[Data extracted from a collection]
▬▬▬

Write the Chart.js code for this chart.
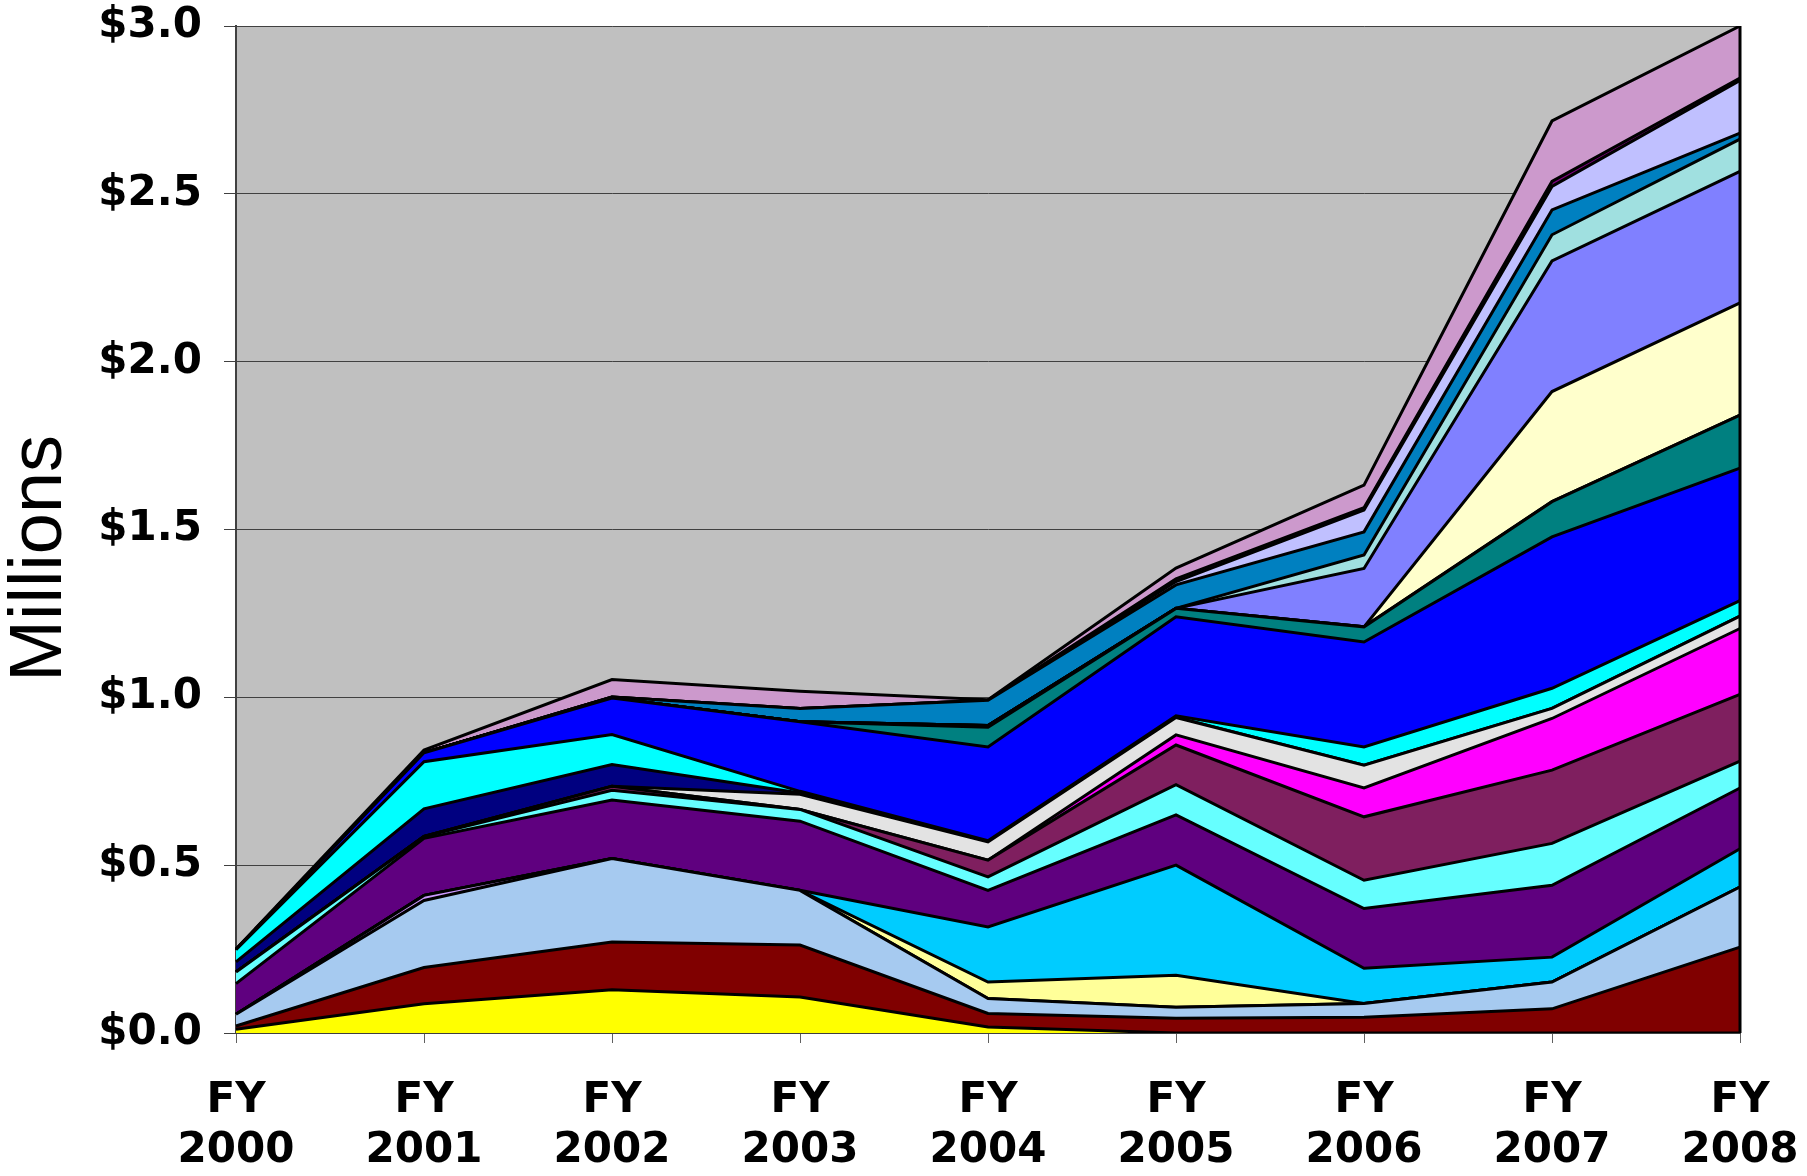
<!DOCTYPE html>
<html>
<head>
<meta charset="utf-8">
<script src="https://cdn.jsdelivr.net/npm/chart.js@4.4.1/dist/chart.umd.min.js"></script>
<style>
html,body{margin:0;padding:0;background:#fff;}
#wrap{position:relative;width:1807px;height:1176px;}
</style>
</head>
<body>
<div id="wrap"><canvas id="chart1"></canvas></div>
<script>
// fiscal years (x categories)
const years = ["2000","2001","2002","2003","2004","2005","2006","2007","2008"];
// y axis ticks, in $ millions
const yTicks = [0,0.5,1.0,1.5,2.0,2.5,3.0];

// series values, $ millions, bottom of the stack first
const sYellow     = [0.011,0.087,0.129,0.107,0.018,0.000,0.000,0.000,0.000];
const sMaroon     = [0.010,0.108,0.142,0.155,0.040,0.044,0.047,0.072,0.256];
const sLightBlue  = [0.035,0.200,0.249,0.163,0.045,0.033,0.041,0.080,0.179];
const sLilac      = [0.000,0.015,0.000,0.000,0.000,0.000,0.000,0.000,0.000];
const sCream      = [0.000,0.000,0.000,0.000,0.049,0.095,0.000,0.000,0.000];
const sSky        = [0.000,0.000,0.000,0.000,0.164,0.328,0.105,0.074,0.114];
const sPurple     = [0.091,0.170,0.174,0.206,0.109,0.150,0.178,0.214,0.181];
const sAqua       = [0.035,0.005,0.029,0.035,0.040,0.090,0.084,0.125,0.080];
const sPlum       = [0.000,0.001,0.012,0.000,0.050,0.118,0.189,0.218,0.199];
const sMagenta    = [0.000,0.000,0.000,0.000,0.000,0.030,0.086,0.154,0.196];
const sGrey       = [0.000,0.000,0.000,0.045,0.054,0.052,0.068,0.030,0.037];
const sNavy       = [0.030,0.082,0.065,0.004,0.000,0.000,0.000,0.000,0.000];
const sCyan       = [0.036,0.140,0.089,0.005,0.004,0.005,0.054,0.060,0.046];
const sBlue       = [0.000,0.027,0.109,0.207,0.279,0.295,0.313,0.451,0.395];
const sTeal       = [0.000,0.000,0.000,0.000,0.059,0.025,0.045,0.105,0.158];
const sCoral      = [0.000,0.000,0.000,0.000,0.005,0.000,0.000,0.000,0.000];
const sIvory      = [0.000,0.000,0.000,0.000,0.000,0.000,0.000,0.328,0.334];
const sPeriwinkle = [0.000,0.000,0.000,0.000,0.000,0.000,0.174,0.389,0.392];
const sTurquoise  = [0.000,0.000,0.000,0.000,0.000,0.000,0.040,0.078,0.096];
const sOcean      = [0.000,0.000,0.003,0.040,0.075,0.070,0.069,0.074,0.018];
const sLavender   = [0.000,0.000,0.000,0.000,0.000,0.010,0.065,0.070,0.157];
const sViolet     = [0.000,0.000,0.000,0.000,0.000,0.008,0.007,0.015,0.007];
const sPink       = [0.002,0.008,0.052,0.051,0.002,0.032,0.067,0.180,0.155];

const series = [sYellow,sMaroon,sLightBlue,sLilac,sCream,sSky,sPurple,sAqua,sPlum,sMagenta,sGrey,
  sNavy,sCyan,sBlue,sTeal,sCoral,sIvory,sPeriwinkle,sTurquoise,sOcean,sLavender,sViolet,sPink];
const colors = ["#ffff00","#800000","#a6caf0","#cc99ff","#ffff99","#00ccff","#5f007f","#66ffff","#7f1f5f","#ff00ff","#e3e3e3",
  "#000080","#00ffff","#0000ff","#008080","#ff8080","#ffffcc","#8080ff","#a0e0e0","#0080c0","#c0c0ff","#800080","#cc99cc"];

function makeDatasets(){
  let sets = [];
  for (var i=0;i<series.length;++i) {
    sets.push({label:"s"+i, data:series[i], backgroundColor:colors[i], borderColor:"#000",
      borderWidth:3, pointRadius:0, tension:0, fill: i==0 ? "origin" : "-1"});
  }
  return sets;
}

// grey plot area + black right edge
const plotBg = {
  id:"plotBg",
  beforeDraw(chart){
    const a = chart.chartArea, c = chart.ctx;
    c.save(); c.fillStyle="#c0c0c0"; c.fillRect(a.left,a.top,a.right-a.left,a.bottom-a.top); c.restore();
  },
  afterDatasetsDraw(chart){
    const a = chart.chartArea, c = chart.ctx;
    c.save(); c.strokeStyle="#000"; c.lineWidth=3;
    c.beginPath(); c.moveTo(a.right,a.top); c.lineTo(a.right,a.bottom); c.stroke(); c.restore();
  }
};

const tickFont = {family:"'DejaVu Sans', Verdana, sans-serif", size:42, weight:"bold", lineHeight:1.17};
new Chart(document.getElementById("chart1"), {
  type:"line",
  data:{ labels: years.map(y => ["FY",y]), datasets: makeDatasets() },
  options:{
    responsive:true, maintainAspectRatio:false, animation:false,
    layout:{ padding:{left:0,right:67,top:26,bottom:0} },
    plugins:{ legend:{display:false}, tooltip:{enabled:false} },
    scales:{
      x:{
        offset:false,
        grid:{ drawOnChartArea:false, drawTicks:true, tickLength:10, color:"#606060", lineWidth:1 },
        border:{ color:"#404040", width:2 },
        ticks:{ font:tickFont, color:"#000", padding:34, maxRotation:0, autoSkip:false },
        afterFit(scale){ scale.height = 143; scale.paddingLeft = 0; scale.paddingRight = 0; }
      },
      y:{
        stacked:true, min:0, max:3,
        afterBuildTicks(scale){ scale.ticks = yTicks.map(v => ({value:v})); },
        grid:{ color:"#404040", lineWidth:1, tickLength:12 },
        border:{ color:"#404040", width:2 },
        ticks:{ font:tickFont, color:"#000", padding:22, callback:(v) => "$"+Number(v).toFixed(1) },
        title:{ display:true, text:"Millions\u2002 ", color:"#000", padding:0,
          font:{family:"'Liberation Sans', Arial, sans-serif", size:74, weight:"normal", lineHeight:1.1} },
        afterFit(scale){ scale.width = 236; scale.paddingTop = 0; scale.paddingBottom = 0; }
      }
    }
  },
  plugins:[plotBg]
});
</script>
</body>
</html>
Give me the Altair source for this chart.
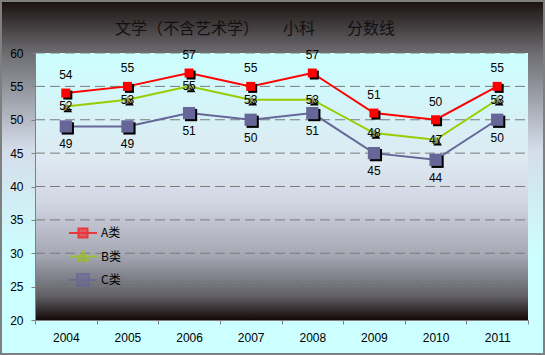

▬▬▬

SHORT EXERCISE: Set down the material above as is, without any pictures.

RESULT BELOW:
Write the Chart.js code for this chart.
<!DOCTYPE html>
<html>
<head>
<meta charset="utf-8">
<script src="https://cdn.jsdelivr.net/npm/chart.js@4.4.1/dist/chart.umd.min.js"></script>
<style>
html,body{margin:0;padding:0;background:#fff;}
#wrap{position:relative;width:1807px;height:1176px;}
</style>
</head>
<body>
<div id="wrap"><canvas id="chart1"></canvas></div>
<script>
// fiscal years (x categories)
const years = ["2000","2001","2002","2003","2004","2005","2006","2007","2008"];
// y axis ticks, in $ millions
const yTicks = [0,0.5,1.0,1.5,2.0,2.5,3.0];

// series values, $ millions, bottom of the stack first
const sYellow     = [0.011,0.087,0.129,0.107,0.018,0.000,0.000,0.000,0.000];
const sMaroon     = [0.010,0.108,0.142,0.155,0.040,0.044,0.047,0.072,0.256];
const sLightBlue  = [0.035,0.200,0.249,0.163,0.045,0.033,0.041,0.080,0.179];
const sLilac      = [0.000,0.015,0.000,0.000,0.000,0.000,0.000,0.000,0.000];
const sCream      = [0.000,0.000,0.000,0.000,0.049,0.095,0.000,0.000,0.000];
const sSky        = [0.000,0.000,0.000,0.000,0.164,0.328,0.105,0.074,0.114];
const sPurple     = [0.091,0.170,0.174,0.206,0.109,0.150,0.178,0.214,0.181];
const sAqua       = [0.035,0.005,0.029,0.035,0.040,0.090,0.084,0.125,0.080];
const sPlum       = [0.000,0.001,0.012,0.000,0.050,0.118,0.189,0.218,0.199];
const sMagenta    = [0.000,0.000,0.000,0.000,0.000,0.030,0.086,0.154,0.196];
const sGrey       = [0.000,0.000,0.000,0.045,0.054,0.052,0.068,0.030,0.037];
const sNavy       = [0.030,0.082,0.065,0.004,0.000,0.000,0.000,0.000,0.000];
const sCyan       = [0.036,0.140,0.089,0.005,0.004,0.005,0.054,0.060,0.046];
const sBlue       = [0.000,0.027,0.109,0.207,0.279,0.295,0.313,0.451,0.395];
const sTeal       = [0.000,0.000,0.000,0.000,0.059,0.025,0.045,0.105,0.158];
const sCoral      = [0.000,0.000,0.000,0.000,0.005,0.000,0.000,0.000,0.000];
const sIvory      = [0.000,0.000,0.000,0.000,0.000,0.000,0.000,0.328,0.334];
const sPeriwinkle = [0.000,0.000,0.000,0.000,0.000,0.000,0.174,0.389,0.392];
const sTurquoise  = [0.000,0.000,0.000,0.000,0.000,0.000,0.040,0.078,0.096];
const sOcean      = [0.000,0.000,0.003,0.040,0.075,0.070,0.069,0.074,0.018];
const sLavender   = [0.000,0.000,0.000,0.000,0.000,0.010,0.065,0.070,0.157];
const sViolet     = [0.000,0.000,0.000,0.000,0.000,0.008,0.007,0.015,0.007];
const sPink       = [0.002,0.008,0.052,0.051,0.002,0.032,0.067,0.180,0.155];

const series = [sYellow,sMaroon,sLightBlue,sLilac,sCream,sSky,sPurple,sAqua,sPlum,sMagenta,sGrey,
  sNavy,sCyan,sBlue,sTeal,sCoral,sIvory,sPeriwinkle,sTurquoise,sOcean,sLavender,sViolet,sPink];
const colors = ["#ffff00","#800000","#a6caf0","#cc99ff","#ffff99","#00ccff","#5f007f","#66ffff","#7f1f5f","#ff00ff","#e3e3e3",
  "#000080","#00ffff","#0000ff","#008080","#ff8080","#ffffcc","#8080ff","#a0e0e0","#0080c0","#c0c0ff","#800080","#cc99cc"];

function makeDatasets(){
  let sets = [];
  for (var i=0;i<series.length;++i) {
    sets.push({label:"s"+i, data:series[i], backgroundColor:colors[i], borderColor:"#000",
      borderWidth:3, pointRadius:0, tension:0, fill: i==0 ? "origin" : "-1"});
  }
  return sets;
}

// grey plot area + black right edge
const plotBg = {
  id:"plotBg",
  beforeDraw(chart){
    const a = chart.chartArea, c = chart.ctx;
    c.save(); c.fillStyle="#c0c0c0"; c.fillRect(a.left,a.top,a.right-a.left,a.bottom-a.top); c.restore();
  },
  afterDatasetsDraw(chart){
    const a = chart.chartArea, c = chart.ctx;
    c.save(); c.strokeStyle="#000"; c.lineWidth=3;
    c.beginPath(); c.moveTo(a.right,a.top); c.lineTo(a.right,a.bottom); c.stroke(); c.restore();
  }
};

const tickFont = {family:"'DejaVu Sans', Verdana, sans-serif", size:42, weight:"bold", lineHeight:1.17};
new Chart(document.getElementById("chart1"), {
  type:"line",
  data:{ labels: years.map(y => ["FY",y]), datasets: makeDatasets() },
  options:{
    responsive:true, maintainAspectRatio:false, animation:false,
    layout:{ padding:{left:0,right:67,top:26,bottom:0} },
    plugins:{ legend:{display:false}, tooltip:{enabled:false} },
    scales:{
      x:{
        offset:false,
        grid:{ drawOnChartArea:false, drawTicks:true, tickLength:10, color:"#606060", lineWidth:1 },
        border:{ color:"#404040", width:2 },
        ticks:{ font:tickFont, color:"#000", padding:34, maxRotation:0, autoSkip:false },
        afterFit(scale){ scale.height = 143; scale.paddingLeft = 0; scale.paddingRight = 0; }
      },
      y:{
        stacked:true, min:0, max:3,
        afterBuildTicks(scale){ scale.ticks = yTicks.map(v => ({value:v})); },
        grid:{ color:"#404040", lineWidth:1, tickLength:12 },
        border:{ color:"#404040", width:2 },
        ticks:{ font:tickFont, color:"#000", padding:22, callback:(v) => "$"+Number(v).toFixed(1) },
        title:{ display:true, text:"Millions\u2002 ", color:"#000", padding:0,
          font:{family:"'Liberation Sans', Arial, sans-serif", size:74, weight:"normal", lineHeight:1.1} },
        afterFit(scale){ scale.width = 236; scale.paddingTop = 0; scale.paddingBottom = 0; }
      }
    }
  },
  plugins:[plotBg]
});
</script>
</body>
</html>
Give me the Altair source for this chart.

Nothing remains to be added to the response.